### What you should do
Retype the stretch of lines that starts at the line containing "Give me the matplotlib source for this chart." and ends at the line containing "from matplotlib.lines import Line2D", inclusive. Do not include pictures.

### Input data
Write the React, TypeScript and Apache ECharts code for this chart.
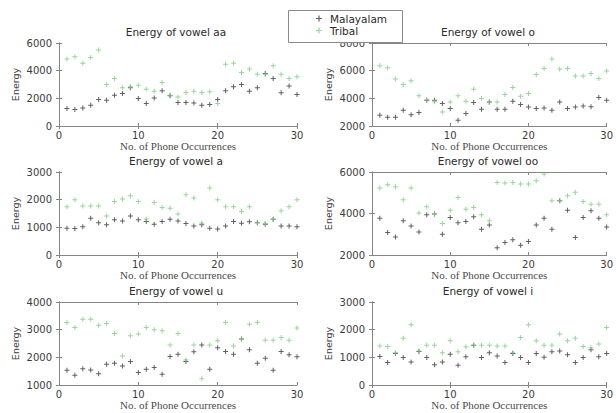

* * *

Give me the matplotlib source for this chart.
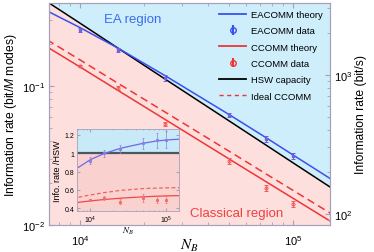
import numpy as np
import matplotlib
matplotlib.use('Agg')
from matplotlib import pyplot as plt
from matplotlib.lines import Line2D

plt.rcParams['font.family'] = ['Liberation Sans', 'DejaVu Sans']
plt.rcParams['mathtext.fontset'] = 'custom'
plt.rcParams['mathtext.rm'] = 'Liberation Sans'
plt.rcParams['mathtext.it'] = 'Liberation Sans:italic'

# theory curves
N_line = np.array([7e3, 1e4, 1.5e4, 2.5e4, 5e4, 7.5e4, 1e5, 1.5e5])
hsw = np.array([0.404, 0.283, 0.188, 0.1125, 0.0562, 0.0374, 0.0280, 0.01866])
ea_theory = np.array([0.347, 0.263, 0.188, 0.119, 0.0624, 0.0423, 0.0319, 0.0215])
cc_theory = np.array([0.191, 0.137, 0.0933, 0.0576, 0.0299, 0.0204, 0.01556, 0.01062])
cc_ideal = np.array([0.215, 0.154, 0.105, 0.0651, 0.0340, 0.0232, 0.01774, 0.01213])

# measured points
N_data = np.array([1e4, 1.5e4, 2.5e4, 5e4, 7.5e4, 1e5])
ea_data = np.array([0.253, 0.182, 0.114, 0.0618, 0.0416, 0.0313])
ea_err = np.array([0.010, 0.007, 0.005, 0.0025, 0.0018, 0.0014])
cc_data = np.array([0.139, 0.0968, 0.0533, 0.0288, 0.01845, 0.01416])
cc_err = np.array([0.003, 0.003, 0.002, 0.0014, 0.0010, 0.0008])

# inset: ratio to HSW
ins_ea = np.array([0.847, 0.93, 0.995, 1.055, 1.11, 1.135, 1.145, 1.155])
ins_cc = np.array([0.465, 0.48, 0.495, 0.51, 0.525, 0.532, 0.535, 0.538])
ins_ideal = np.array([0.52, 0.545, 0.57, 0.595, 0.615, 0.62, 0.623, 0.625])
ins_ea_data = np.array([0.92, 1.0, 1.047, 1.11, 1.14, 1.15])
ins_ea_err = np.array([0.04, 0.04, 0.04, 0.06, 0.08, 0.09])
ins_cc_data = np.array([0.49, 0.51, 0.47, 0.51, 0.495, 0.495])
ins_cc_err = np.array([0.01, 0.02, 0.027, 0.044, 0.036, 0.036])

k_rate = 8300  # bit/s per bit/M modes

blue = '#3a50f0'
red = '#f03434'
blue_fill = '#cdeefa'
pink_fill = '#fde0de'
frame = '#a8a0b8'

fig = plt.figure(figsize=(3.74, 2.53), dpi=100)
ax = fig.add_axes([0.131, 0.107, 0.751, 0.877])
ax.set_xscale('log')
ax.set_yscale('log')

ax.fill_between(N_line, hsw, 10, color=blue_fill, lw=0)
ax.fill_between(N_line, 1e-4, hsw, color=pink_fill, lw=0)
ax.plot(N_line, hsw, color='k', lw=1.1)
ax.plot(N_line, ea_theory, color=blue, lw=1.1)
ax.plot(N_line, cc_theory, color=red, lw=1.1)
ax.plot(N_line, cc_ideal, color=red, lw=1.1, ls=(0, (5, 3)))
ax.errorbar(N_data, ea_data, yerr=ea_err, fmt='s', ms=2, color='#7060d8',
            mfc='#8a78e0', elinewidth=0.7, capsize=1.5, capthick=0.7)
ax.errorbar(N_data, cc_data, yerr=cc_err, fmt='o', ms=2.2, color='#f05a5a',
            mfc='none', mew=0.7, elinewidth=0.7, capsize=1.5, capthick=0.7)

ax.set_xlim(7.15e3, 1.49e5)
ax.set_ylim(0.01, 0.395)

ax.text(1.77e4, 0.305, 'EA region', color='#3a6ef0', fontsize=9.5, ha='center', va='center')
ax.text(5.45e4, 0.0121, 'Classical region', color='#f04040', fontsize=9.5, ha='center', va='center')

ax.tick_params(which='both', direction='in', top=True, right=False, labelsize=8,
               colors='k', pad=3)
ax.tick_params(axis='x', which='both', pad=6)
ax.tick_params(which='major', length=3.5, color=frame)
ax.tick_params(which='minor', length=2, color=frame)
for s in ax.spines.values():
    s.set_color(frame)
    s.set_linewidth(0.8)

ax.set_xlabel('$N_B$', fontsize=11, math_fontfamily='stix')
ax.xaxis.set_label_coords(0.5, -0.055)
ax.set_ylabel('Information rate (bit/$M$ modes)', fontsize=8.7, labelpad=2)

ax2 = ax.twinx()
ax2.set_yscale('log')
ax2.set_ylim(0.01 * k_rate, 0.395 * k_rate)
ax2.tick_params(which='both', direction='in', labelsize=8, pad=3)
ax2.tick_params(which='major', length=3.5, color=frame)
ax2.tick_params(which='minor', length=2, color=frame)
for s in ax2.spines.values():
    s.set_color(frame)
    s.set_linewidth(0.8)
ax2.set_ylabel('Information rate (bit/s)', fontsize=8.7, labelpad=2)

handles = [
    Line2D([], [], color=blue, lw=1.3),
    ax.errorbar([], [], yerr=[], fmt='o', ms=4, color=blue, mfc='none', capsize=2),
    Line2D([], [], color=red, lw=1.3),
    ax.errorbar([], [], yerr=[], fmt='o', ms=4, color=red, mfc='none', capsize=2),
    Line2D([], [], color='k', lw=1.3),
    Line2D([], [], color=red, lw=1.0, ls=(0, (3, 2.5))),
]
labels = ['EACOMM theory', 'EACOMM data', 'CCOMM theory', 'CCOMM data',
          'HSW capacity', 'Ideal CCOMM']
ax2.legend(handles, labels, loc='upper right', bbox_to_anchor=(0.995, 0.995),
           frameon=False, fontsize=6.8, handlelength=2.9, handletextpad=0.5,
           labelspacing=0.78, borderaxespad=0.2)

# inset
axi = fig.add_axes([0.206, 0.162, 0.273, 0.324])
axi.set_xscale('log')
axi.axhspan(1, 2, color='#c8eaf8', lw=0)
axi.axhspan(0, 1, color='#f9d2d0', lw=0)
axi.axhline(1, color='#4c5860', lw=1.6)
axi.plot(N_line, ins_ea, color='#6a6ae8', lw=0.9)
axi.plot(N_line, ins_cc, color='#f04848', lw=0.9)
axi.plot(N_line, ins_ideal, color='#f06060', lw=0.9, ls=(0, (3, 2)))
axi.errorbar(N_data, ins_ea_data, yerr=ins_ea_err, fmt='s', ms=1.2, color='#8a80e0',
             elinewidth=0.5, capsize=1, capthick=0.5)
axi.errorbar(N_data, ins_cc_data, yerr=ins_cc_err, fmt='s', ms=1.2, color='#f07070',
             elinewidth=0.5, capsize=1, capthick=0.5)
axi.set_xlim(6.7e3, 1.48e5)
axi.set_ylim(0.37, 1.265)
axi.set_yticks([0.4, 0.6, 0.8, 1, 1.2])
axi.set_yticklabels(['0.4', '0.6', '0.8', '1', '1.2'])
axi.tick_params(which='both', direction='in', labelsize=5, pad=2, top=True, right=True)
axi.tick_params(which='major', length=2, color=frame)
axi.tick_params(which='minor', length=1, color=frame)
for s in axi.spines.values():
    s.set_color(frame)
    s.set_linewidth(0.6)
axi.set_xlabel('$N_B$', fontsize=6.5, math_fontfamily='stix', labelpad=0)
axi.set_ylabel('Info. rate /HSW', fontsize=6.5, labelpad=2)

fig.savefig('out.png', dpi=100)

### Result of the task
Give me the matplotlib source for this chart.
import numpy as np
import matplotlib
matplotlib.use('Agg')
from matplotlib import pyplot as plt
from matplotlib.lines import Line2D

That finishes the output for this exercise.